India’s Rs100,000 crore ($14 billion)—and booming—e-commerce sector suffers from a serious flaw: its over-reliance on cash payments.
As a result, the transformation in the country’s shopping scene is still half-baked. For all the digital boom, Indian online shoppers make between 60% and 65% of their payments through the cash-on-delivery (COD) mode, which is even potentially illegal, if the Reserve Bank of India’s stance is anything to go by.
The popularity of this mode is the result of a range of hurdles, including weak cellular infrastructure and the absence of robust cyber laws.
Yet, COD remains an inefficient mode of payment for e-tailers who are desperately trying to wean shoppers away from it. “Ask an entrepreneur if they want COD—absolutely not. At the end of the day, the cash is not directly on your balance sheet. Digital payments almost immediately come to the bank account while COD may take over a week,” said Sampad Swain, CEO and founder of payment gateway Instamojo.
Besides, handling cash involves additional costs. Typically, returns are the highest for COD products which adds to the cost of delivery and is an added pain point for the e-tailers.
“There are factors like delivery failure, accountability issues, follow-ups to ensure smooth delivery, delay in returning the cash collected by courier companies etc, which remain discouraging factors for the e-commerce companies as the risk is on their side,” said DD Mishra, a research director at the global research and advisory firm Gartner.
Then, there is also the possibility of theft and leakage.
Therefore, e-tailers are trying to convert COD orders to prepaid with cash backs, discounts, and smoother return policies. Despite limited success, they are taking heart in the fact that COD’s share of the payments pie is shrinking.
“Our prepaid numbers have strengthened. This is for two reasons—our customers trust us, and the convenience of digital payments,” said Gaurav Tejwani, vice-president of product at Nykaa.com, the Mumbai-based beauty e-tailer. “To help users with digital payments, we have improved our products, educated users about the benefits, and opened up newer payment options that either increase the reach or reduce the friction from the prepaid process.”
The cash crunch that followed demonetisation, when prime minister Narendra Modi declared high-value currency notes illegal in November 2016, forced a large number of Indians to shift to online payments. But soon cash made its way back to the system, a trend witnessed by e-commerce firms, too.

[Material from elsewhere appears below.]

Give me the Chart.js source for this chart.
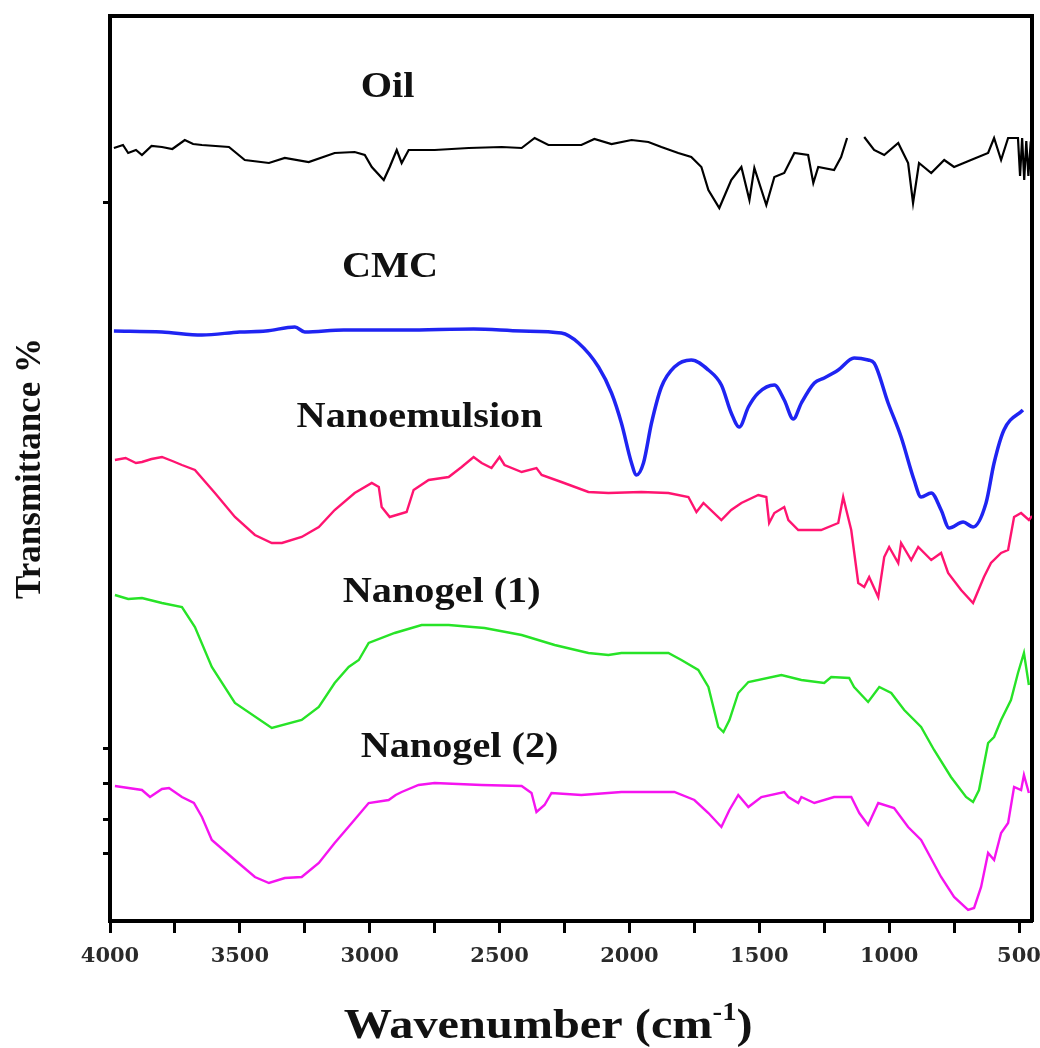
<!DOCTYPE html>
<html>
<head>
<meta charset="utf-8">
<script src="https://cdn.jsdelivr.net/npm/chart.js@4.4.1/dist/chart.umd.min.js"></script>
<style>
  html, body { margin: 0; padding: 0; background: #fff; }
  #wrap { width: 1040px; height: 1048px; }
</style>
</head>
<body>
<div id="wrap"><canvas id="ftir"></canvas></div>
<script>
// ─── DATA (wavenumber cm-1 / transmittance, arbitrary offset units) ───
const oilWn = [3985, 3950, 3930, 3900, 3877, 3840, 3800, 3760, 3712, 3680, 3646, 3542, 3481, 3388, 3327, 3235, 3135, 3058, 3019, 2992, 2946, 2923, 2896, 2877, 2850, 2750, 2619, 2492, 2415, 2365, 2312, 2185, 2135, 2069, 1992, 1927, 1877, 1812, 1762, 1723, 1696, 1654, 1608, 1569, 1538, 1519, 1473, 1442, 1404, 1365, 1312, 1292, 1273, 1212, 1185, 1162, 1130, 1096, 1058, 1019, 965, 927, 908, 885, 838, 788, 750, 685, 619, 596, 569, 542, 504, 496, 488, 480, 472, 464, 456, 450];
const oilT  = [773, 776, 768, 771, 766, 775, 774, 772, 781, 777, 776, 774, 761, 758, 763, 759, 768, 769, 766, 754, 741, 754, 771, 758, 771, 771, 773, 774, 773, 783, 776, 776, 782, 777, 781, 779, 774, 768, 764, 754, 731, 713, 741, 754, 721, 753, 716, 744, 748, 768, 766, 738, 754, 751, 764, 783, null, 784, 771, 766, 778, 758, 718, 758, 748, 761, 754, 761, 768, 783, 761, 783, 783, 745, 783, 741, 780, 745, 775, 771];

const cmcWn = [3985, 3800, 3646, 3500, 3400, 3288, 3250, 3100, 2865, 2600, 2415, 2262, 2196, 2119, 2069, 2031, 1992, 1973, 1946, 1915, 1877, 1827, 1762, 1696, 1646, 1608, 1577, 1542, 1504, 1442, 1404, 1369, 1338, 1288, 1250, 1196, 1135, 1081, 1058, 1004, 954, 904, 877, 838, 800, 769, 715, 677, 627, 596, 558, 485];
const cmcT  = [590, 589, 586, 589, 590, 594, 589, 591, 591, 592, 590, 588, 578, 554, 528, 498, 458, 446, 458, 498, 534, 554, 561, 551, 536, 508, 494, 514, 528, 536, 521, 502, 518, 538, 543, 551, 563, 561, 558, 518, 484, 441, 424, 428, 411, 393, 399, 394, 418, 458, 491, 511];

const emuWn = [3981, 3940, 3900, 3877, 3840, 3800, 3760, 3723, 3673, 3596, 3519, 3442, 3377, 3338, 3262, 3196, 3135, 3058, 2992, 2965, 2954, 2923, 2858, 2831, 2773, 2696, 2646, 2600, 2569, 2531, 2500, 2481, 2415, 2358, 2338, 2262, 2158, 2081, 1954, 1850, 1773, 1742, 1715, 1646, 1608, 1569, 1504, 1473, 1462, 1442, 1404, 1388, 1350, 1312, 1262, 1196, 1177, 1165, 1146, 1119, 1096, 1077, 1042, 1019, 1000, 965, 954, 915, 888, 838, 800, 773, 723, 677, 635, 608, 569, 542, 519, 492, 462, 450];
const emuT  = [461, 463, 458, 459, 462, 464, 460, 456, 451, 428, 404, 386, 378, 378, 384, 394, 411, 428, 438, 434, 414, 404, 409, 431, 441, 444, 454, 464, 458, 453, 464, 456, 449, 453, 446, 439, 429, 428, 429, 428, 424, 409, 418, 401, 411, 418, 426, 424, 398, 408, 414, 401, 391, 391, 391, 398, 424, 411, 391, 338, 334, 344, 324, 364, 374, 358, 378, 361, 374, 361, 368, 348, 331, 318, 344, 358, 368, 371, 404, 408, 401, 405];

const gel1Wn = [3981, 3930, 3877, 3800, 3723, 3673, 3608, 3519, 3377, 3262, 3196, 3135, 3081, 3042, 3004, 2904, 2800, 2696, 2558, 2415, 2288, 2158, 2081, 2031, 1850, 1800, 1735, 1696, 1658, 1638, 1615, 1581, 1542, 1415, 1338, 1250, 1223, 1154, 1135, 1081, 1038, 992, 942, 877, 827, 762, 704, 677, 654, 619, 596, 569, 531, 504, 481, 462];
const gel1T  = [326, 322, 323, 318, 314, 294, 254, 218, 193, 201, 214, 238, 254, 261, 278, 288, 296, 296, 293, 286, 276, 268, 266, 268, 268, 261, 251, 234, 194, 189, 201, 228, 239, 246, 241, 238, 244, 243, 234, 219, 234, 228, 211, 194, 171, 144, 124, 119, 131, 178, 184, 201, 221, 248, 268, 236];

const gel2Wn = [3981, 3877, 3846, 3800, 3773, 3723, 3677, 3646, 3608, 3519, 3442, 3388, 3327, 3262, 3196, 3135, 3069, 3004, 2927, 2900, 2877, 2812, 2750, 2569, 2415, 2377, 2358, 2327, 2300, 2185, 2031, 1827, 1750, 1696, 1646, 1615, 1581, 1542, 1492, 1404, 1388, 1350, 1338, 1288, 1212, 1146, 1115, 1081, 1042, 981, 927, 877, 800, 750, 696, 673, 646, 619, 596, 569, 542, 519, 492, 481, 462];
const gel2T  = [135, 131, 124, 132, 133, 124, 118, 104, 81, 61, 44, 38, 43, 44, 58, 78, 98, 118, 121, 126, 129, 136, 138, 136, 135, 128, 109, 116, 128, 126, 129, 129, 121, 108, 94, 111, 126, 114, 124, 129, 124, 118, 124, 118, 124, 124, 108, 96, 118, 113, 94, 81, 44, 24, 11, 13, 34, 68, 61, 88, 98, 134, 131, 146, 128];

const xTickValues = [500, 750, 1000, 1250, 1500, 1750, 2000, 2250, 2500, 2750, 3000, 3250, 3500, 3750, 4000];
const yTickValues = [68, 102, 138, 173, 718];

// curve names and where they are written (data coords: wavenumber, baseline)
const curveNames = ['Oil', 'CMC', 'Nanoemulsion', 'Nanogel (1)', 'Nanogel (2)'];
const nameAnchors = [
  { wn: 2931, t: 824 },
  { wn: 2922, t: 644 },
  { wn: 2808, t: 494 },
  { wn: 2723, t: 319 },
  { wn: 2654, t: 164 },
];

const SERIF = "'Liberation Serif', 'Times New Roman', serif";
const STRETCH = 1.15; // the scanned figure is a bit wider than tall

function pts(wn, t) {
  return wn.map((w, i) => ({ x: w, y: t[i] }));
}

function series(label, wn, t, color, width, opts = {}) {
  return {
    label, data: pts(wn, t),
    borderColor: color, borderWidth: width,
    pointRadius: 0, fill: false, tension: 0,
    xAxisID: 'x', yAxisID: 'y',
    ...opts,
  };
}

// ─── CURVE NAMES + X TITLE (stretched, with real superscript) ───
const textPlugin = {
  id: 'figText',
  afterDatasetsDraw(chart) {
    const { ctx, scales: { x, y } } = chart;
    ctx.save();
    ctx.font = `bold 35px ${SERIF}`;
    ctx.fillStyle = '#111';
    ctx.textAlign = 'center';
    ctx.textBaseline = 'alphabetic';
    curveNames.forEach((name, i) => {
      const a = nameAnchors[i];
      ctx.save();
      ctx.translate(x.getPixelForValue(a.wn), y.getPixelForValue(a.t));
      ctx.scale(STRETCH, 1);
      ctx.fillText(name, 0, 0);
      ctx.restore();
    });
    ctx.restore();
  },
  afterDraw(chart) {
    const { ctx, scales: { x } } = chart;
    const big = `bold 42px ${SERIF}`, small = `bold 25px ${SERIF}`;
    ctx.save();
    ctx.fillStyle = '#111';
    ctx.textBaseline = 'alphabetic';
    ctx.textAlign = 'left';
    ctx.font = big;
    const w1 = ctx.measureText('Wavenumber (cm').width;
    const w3 = ctx.measureText(')').width;
    ctx.font = small;
    const w2 = ctx.measureText('-1').width;
    const total = w1 + w2 + w3;
    const cx = x.getPixelForValue(2313);
    const base = x.bottom - 10;
    ctx.translate(cx, base);
    ctx.scale(STRETCH, 1);
    let px = -total / 2;
    ctx.font = big;
    ctx.fillText('Wavenumber (cm', px, 0);
    px += w1;
    ctx.font = small;
    ctx.fillText('-1', px, -18);
    px += w2;
    ctx.font = big;
    ctx.fillText(')', px, 0);
    ctx.restore();
  },
};

new Chart(document.getElementById('ftir'), {
  type: 'line',
  data: {
    datasets: [
      series('Oil', oilWn, oilT, '#000000', 2.2, { spanGaps: false }),
      series('CMC', cmcWn, cmcT, '#1f24f2', 3.5, { cubicInterpolationMode: 'monotone' }),
      series('Nanoemulsion', emuWn, emuT, '#ff1470', 2.4),
      series('Nanogel (1)', gel1Wn, gel1T, '#27e327', 2.4),
      series('Nanogel (2)', gel2Wn, gel2T, '#f514f0', 2.4),
    ],
  },
  options: {
    responsive: true,
    maintainAspectRatio: false,
    animation: false,
    layout: { padding: 0 },
    plugins: { legend: { display: false }, tooltip: { enabled: false } },
    scales: {
      x: {
        type: 'linear', position: 'bottom', min: 450, max: 4000, reverse: true,
        afterBuildTicks: s => { s.ticks = xTickValues.map(v => ({ value: v })); },
        afterFit: s => { s.height = 127; s.paddingLeft = 0; s.paddingRight = 0; },
        ticks: {
          autoSkip: false, maxRotation: 0, padding: 11, color: '#2a2a2a',
          font: { family: "'DejaVu Serif', serif", weight: 'bold', size: 21 },
          callback: v => (v % 500 === 0 ? String(v) : ''),
        },
        grid: { drawOnChartArea: false, tickLength: 12, tickWidth: 3, tickColor: '#000' },
        border: { color: '#000', width: 4 },
        title: { display: false },
      },
      x2: {
        type: 'linear', position: 'top',
        afterFit: s => { s.height = 16; s.paddingLeft = 0; s.paddingRight = 0; },
        ticks: { display: false },
        grid: { drawOnChartArea: false, drawTicks: false },
        border: { color: '#000', width: 4 },
      },
      y: {
        type: 'linear', position: 'left', min: 0, max: 905,
        afterBuildTicks: s => { s.ticks = yTickValues.map(v => ({ value: v })); },
        afterFit: s => { s.width = 110; },
        ticks: { display: false },
        grid: { drawOnChartArea: false, tickLength: 7, tickWidth: 3, tickColor: '#000' },
        border: { color: '#000', width: 4 },
        title: {
          display: true, text: 'Transmittance %', color: '#111',
          font: { family: SERIF, weight: 'bold', size: 35 },
          padding: { top: 10, bottom: 0 },
        },
      },
      y2: {
        type: 'linear', position: 'right',
        afterFit: s => { s.width = 8; },
        ticks: { display: false },
        grid: { drawOnChartArea: false, drawTicks: false },
        border: { color: '#000', width: 4 },
      },
    },
  },
  plugins: [textPlugin],
});
</script>
</body>
</html>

That’s because handling cash is the easiest.
“In a world where two-factor authentication (for online payments) is required, nothing can beat the convenience of COD,” Sanjay Sethi, CEO and co-founder of online marketplace Shopclues. “Then, (some of the) consumers coming online are new and interacting with e-commerce for the first time. It will be some time before this behaviour is changed.” Most first-time shoppers are more comfortable using COD while the repeat and experienced buyers opt for plastic money, he added.
Considering the challenges involved with COD, some companies made the bold attempt of phasing it out completely. But customers weren’t ready for it and the e-tailers were forced to do u-turn.
“This (COD) is something that drives a majority of sales and hence it can be discouraged gradually by giving better choices to consumers and incentivising alternative modes of payments,” said Gartner’s Mishra.
So e-tailers have been offering a “pay on delivery” option, which involves the use of cards, for COD shoppers. In fact, firms like Amazon are even setting targets for delivery agents. “We have been told to ask customers to swipe their cards instead of giving cash and we need to do it for at least a certain number of orders. If we don’t, then we are even penalised for it,” said a delivery executive from Amazon, requesting anonymity.
These steps have yielded some results as experts Quartz spoke to say that COD has been gradually declining. “Higher trust on the e-tailing platforms and increasing penetration of digital payments platforms have helped reduce dependence on COD,” explained Ujjwal Chaudhry, associate director at the market research company RedSeer Consulting.
The government also has a part to play by slashing fees associated with digital payments. “The cost of a prepaid transaction has dropped substantially. The net cost variation is not very high for COD and prepaid,” Nykaa’s Tejwani said. “This in turn allows us to pass some benefits to the consumer, which in turn helps us get additional prepaid orders.”
While shoppers in metros are digitally savvy, consumers in smaller towns and cities are also slowly warming up to e-payments. “We have seen people from tier-2 and smaller cities opting for digital payment more than earlier. As a result, COD is becoming just another cog in the wheel and not the only medium,” said Chaitanya Ramalingegowda, co-founder of e-tailer Wakefit.co, which specialises in selling mattresses and beds.
Yet, it will be another decade before COD’s preeminence reduces significantly, say experts.